§ Records supplied:
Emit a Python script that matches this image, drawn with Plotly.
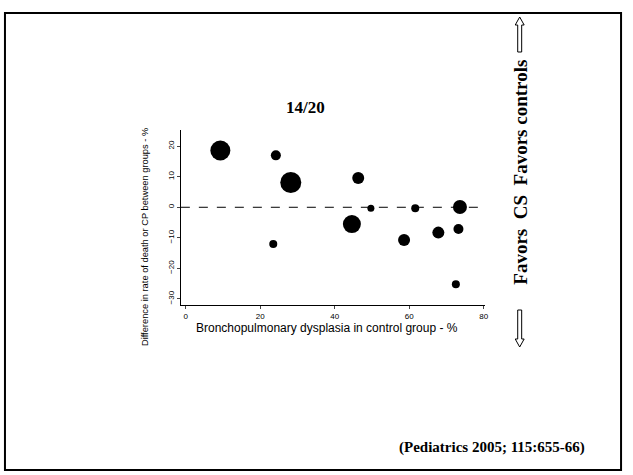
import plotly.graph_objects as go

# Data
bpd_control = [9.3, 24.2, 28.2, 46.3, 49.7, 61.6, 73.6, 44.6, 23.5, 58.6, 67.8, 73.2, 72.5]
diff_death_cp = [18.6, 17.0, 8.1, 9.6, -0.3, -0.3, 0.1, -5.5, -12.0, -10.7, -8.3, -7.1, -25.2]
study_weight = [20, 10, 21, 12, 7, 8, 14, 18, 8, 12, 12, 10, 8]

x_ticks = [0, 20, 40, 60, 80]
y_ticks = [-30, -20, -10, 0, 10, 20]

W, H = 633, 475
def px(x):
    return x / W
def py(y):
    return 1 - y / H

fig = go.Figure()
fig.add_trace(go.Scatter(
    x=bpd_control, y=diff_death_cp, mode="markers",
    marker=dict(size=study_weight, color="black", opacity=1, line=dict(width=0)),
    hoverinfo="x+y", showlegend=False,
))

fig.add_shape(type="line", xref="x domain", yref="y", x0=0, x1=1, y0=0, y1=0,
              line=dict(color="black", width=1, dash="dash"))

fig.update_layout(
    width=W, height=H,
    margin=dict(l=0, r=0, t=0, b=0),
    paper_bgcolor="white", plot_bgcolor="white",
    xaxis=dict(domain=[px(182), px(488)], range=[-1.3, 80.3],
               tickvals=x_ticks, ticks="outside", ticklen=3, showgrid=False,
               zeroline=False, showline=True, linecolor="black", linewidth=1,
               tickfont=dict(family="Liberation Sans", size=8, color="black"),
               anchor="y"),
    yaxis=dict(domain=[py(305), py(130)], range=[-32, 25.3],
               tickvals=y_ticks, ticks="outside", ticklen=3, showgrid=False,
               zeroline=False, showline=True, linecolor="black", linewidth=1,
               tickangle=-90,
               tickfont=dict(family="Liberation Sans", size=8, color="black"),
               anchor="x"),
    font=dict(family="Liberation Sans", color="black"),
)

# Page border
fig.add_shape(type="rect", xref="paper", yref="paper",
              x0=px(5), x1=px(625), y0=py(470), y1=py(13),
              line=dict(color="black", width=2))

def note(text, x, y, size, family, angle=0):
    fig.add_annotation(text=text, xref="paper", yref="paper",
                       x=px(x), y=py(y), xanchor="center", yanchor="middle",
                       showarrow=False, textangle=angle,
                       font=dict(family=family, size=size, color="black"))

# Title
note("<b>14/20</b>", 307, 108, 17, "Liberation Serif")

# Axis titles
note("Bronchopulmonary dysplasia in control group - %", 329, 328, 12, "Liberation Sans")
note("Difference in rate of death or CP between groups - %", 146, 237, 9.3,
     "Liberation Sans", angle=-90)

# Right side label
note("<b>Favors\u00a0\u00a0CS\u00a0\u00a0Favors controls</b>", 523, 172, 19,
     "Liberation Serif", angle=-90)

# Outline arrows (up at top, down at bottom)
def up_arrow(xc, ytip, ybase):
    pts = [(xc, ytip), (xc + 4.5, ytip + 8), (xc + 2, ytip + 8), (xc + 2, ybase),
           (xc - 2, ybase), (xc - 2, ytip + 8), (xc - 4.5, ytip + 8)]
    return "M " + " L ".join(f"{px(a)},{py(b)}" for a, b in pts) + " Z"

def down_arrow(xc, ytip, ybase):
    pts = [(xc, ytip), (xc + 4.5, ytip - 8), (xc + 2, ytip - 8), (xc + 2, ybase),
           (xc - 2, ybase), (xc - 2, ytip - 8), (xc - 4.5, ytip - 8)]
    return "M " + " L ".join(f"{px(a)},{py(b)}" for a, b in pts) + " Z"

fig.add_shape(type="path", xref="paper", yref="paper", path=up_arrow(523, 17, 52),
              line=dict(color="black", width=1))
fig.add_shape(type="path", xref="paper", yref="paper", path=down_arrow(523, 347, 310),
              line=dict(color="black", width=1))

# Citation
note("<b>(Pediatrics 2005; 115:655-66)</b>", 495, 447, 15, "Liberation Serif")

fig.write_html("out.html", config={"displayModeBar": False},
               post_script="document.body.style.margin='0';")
--
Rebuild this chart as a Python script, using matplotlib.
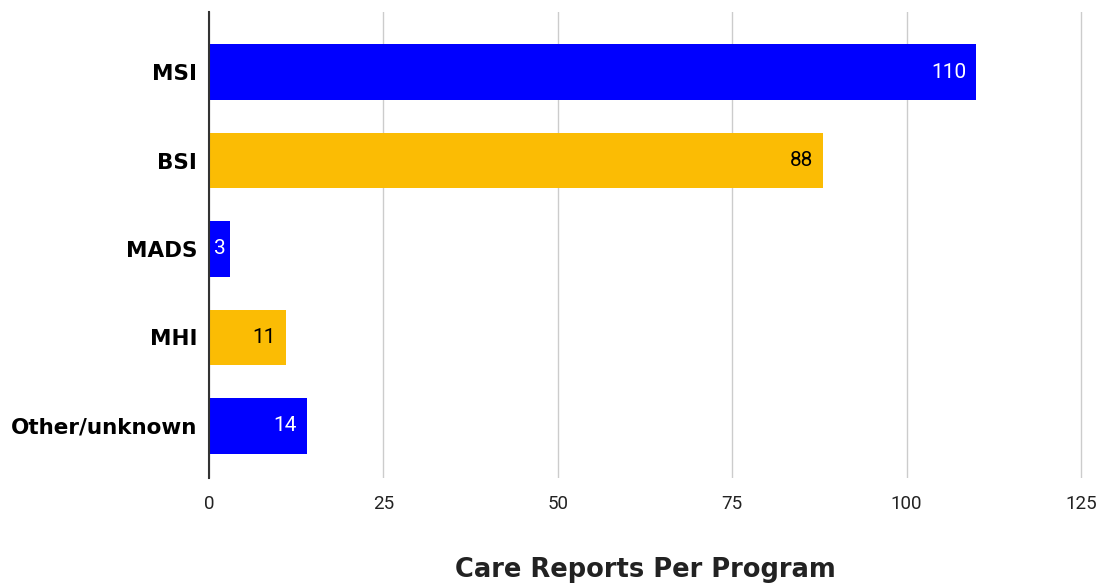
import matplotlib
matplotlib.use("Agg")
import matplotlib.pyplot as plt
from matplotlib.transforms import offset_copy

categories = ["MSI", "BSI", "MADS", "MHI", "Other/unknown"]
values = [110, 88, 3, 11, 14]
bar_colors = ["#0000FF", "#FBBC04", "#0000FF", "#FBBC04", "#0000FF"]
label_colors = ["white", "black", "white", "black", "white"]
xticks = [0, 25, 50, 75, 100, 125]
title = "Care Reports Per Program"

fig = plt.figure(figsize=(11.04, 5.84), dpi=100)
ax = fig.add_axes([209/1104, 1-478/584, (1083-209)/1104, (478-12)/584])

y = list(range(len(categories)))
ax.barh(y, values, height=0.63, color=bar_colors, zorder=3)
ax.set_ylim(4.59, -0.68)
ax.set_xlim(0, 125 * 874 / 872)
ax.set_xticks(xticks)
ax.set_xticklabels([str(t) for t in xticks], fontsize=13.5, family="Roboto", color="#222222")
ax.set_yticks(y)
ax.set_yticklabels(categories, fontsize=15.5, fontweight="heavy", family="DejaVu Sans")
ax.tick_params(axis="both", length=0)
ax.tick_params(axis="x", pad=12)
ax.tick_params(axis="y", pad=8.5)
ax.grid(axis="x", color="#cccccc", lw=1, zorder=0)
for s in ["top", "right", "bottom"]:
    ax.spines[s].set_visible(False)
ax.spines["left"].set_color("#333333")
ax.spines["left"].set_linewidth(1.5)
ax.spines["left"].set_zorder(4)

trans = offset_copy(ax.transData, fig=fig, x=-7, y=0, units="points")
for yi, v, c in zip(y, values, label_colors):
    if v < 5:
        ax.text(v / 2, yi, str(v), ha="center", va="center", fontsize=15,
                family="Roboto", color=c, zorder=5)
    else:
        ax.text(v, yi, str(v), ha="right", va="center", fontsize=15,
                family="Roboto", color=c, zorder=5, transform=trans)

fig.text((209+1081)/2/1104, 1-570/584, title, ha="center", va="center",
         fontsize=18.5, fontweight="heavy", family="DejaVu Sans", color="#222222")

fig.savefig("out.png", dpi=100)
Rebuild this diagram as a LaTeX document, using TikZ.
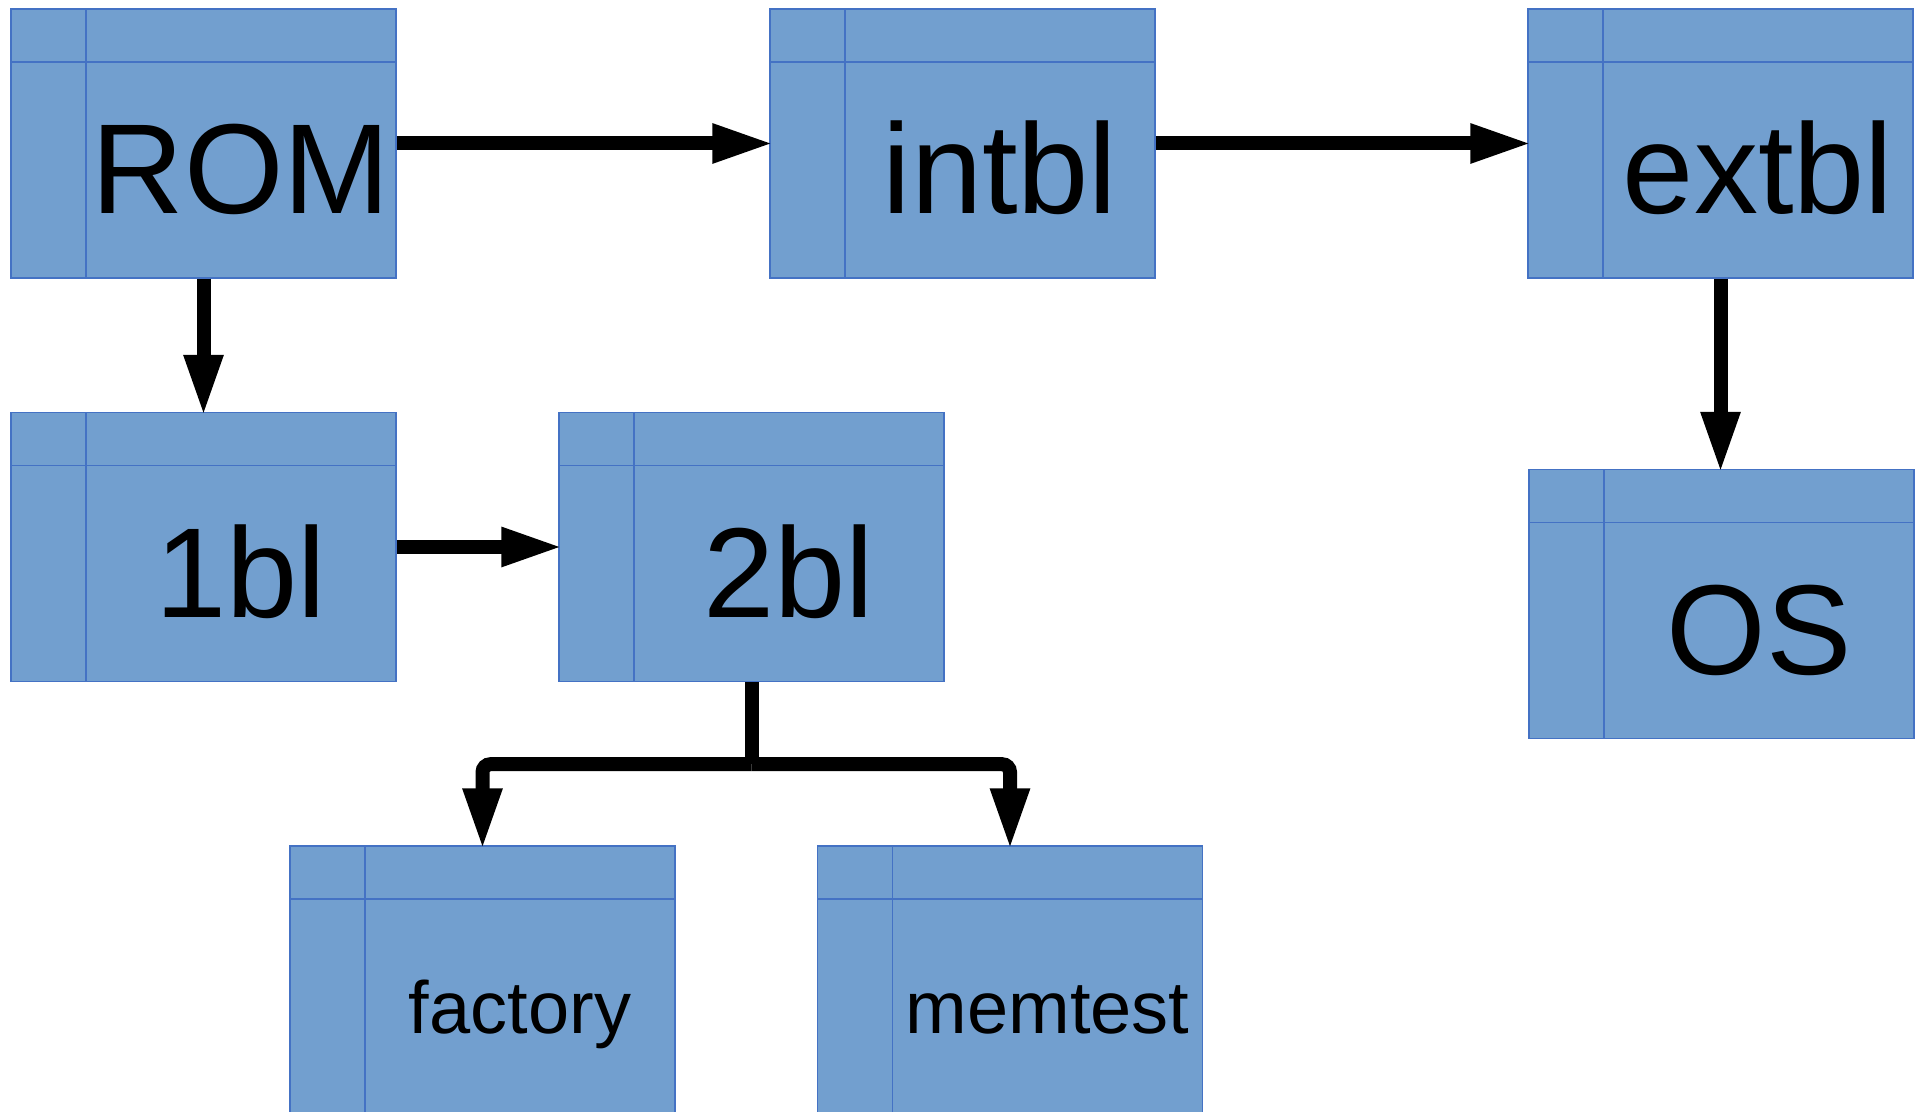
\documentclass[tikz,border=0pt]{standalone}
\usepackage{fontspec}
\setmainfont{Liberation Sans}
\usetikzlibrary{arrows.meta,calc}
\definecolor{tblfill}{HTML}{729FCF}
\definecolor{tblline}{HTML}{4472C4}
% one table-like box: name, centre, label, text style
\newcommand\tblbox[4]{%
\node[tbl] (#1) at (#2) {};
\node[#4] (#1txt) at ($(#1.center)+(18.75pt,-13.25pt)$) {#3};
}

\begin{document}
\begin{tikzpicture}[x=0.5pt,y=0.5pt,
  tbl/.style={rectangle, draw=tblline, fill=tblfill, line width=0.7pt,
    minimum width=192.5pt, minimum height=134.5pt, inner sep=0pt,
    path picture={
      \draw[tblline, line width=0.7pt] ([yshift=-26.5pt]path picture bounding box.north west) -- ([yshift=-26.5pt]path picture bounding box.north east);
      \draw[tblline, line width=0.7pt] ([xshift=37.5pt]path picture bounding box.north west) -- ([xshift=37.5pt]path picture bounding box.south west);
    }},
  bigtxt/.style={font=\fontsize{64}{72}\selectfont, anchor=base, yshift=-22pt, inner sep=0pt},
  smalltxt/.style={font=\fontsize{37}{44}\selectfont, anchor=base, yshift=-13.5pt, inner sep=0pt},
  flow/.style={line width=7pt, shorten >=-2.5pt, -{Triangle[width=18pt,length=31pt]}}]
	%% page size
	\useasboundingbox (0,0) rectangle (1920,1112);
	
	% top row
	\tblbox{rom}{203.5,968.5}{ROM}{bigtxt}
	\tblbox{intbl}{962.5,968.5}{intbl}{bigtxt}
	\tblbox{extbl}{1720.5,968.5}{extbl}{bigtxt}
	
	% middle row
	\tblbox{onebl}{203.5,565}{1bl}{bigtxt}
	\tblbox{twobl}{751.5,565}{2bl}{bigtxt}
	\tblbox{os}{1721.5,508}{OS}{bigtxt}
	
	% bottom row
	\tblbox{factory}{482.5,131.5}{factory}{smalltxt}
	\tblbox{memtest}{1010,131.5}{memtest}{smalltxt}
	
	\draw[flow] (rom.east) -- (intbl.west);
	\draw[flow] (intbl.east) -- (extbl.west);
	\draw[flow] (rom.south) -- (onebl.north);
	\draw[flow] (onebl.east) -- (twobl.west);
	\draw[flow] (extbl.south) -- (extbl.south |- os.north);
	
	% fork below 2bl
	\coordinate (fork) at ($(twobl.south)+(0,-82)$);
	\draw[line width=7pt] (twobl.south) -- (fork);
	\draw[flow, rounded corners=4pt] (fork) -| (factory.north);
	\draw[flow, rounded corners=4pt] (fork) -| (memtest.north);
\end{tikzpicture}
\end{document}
--
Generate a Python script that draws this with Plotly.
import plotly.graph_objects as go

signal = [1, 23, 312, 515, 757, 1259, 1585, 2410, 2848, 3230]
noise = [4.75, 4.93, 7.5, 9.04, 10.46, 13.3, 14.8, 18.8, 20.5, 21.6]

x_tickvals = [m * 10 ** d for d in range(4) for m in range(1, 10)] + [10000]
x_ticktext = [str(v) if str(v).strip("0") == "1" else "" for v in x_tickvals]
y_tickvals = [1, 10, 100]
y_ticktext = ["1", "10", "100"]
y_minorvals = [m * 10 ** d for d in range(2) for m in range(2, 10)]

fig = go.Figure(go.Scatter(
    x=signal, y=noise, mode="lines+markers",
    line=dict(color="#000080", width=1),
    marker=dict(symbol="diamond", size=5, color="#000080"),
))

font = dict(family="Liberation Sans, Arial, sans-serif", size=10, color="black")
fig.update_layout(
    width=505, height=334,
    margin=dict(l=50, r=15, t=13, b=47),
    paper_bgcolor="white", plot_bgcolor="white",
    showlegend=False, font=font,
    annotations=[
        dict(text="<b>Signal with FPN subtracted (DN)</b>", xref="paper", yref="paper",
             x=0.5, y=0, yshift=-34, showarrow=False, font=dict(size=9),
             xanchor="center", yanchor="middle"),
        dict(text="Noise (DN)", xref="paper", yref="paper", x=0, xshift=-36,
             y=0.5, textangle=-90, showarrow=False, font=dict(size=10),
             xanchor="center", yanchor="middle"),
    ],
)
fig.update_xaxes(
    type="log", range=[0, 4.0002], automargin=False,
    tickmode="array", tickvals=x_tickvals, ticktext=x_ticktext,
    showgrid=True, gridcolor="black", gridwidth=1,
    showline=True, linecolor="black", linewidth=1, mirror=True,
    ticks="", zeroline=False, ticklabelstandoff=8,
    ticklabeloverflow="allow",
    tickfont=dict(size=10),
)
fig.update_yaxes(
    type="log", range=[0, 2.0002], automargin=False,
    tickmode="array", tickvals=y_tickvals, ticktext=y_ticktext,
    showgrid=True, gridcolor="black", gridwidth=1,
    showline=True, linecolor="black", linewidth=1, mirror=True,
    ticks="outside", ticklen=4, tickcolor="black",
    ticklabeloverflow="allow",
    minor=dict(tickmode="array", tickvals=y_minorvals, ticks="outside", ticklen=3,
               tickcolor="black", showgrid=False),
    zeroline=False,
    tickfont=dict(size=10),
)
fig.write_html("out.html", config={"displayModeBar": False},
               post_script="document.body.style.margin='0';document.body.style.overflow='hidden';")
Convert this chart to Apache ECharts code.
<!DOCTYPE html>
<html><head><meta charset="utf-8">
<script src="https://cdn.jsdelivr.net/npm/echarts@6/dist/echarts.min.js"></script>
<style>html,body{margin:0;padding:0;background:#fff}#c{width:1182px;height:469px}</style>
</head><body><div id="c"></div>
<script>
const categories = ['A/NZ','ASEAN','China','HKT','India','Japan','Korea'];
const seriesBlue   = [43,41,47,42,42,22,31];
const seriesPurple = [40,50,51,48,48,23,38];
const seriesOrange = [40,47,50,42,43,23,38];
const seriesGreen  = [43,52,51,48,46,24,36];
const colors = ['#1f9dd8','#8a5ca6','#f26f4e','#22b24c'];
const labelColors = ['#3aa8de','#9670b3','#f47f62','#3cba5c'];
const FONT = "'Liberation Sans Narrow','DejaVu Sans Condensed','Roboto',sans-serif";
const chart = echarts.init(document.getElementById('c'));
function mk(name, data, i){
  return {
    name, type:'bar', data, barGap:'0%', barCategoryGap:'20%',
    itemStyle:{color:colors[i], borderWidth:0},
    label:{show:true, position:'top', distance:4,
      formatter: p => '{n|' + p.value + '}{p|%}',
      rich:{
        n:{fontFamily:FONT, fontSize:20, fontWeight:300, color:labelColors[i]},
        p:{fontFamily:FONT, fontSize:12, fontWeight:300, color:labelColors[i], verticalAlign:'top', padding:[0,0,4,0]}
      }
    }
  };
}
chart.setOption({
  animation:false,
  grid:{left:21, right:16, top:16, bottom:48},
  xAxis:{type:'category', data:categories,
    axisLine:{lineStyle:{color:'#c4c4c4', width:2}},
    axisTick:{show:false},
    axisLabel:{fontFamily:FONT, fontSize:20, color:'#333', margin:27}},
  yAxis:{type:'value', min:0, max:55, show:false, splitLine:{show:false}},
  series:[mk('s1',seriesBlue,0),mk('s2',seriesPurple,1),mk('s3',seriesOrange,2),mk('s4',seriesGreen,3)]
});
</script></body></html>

§ Goal:
Pictures are not part of the copy. Write out only the lines from the one containing "Rebuild this chart" through the one containing "1-478/584, (1083-209)/1104, (478-12)/584])", exactly as they stand, both included.

§ Written answer:
Rebuild this chart as a Python script, using matplotlib.
import matplotlib
matplotlib.use("Agg")
import matplotlib.pyplot as plt
from matplotlib.transforms import offset_copy

categories = ["MSI", "BSI", "MADS", "MHI", "Other/unknown"]
values = [110, 88, 3, 11, 14]
bar_colors = ["#0000FF", "#FBBC04", "#0000FF", "#FBBC04", "#0000FF"]
label_colors = ["white", "black", "white", "black", "white"]
xticks = [0, 25, 50, 75, 100, 125]
title = "Care Reports Per Program"

fig = plt.figure(figsize=(11.04, 5.84), dpi=100)
ax = fig.add_axes([209/1104, 1-478/584, (1083-209)/1104, (478-12)/584])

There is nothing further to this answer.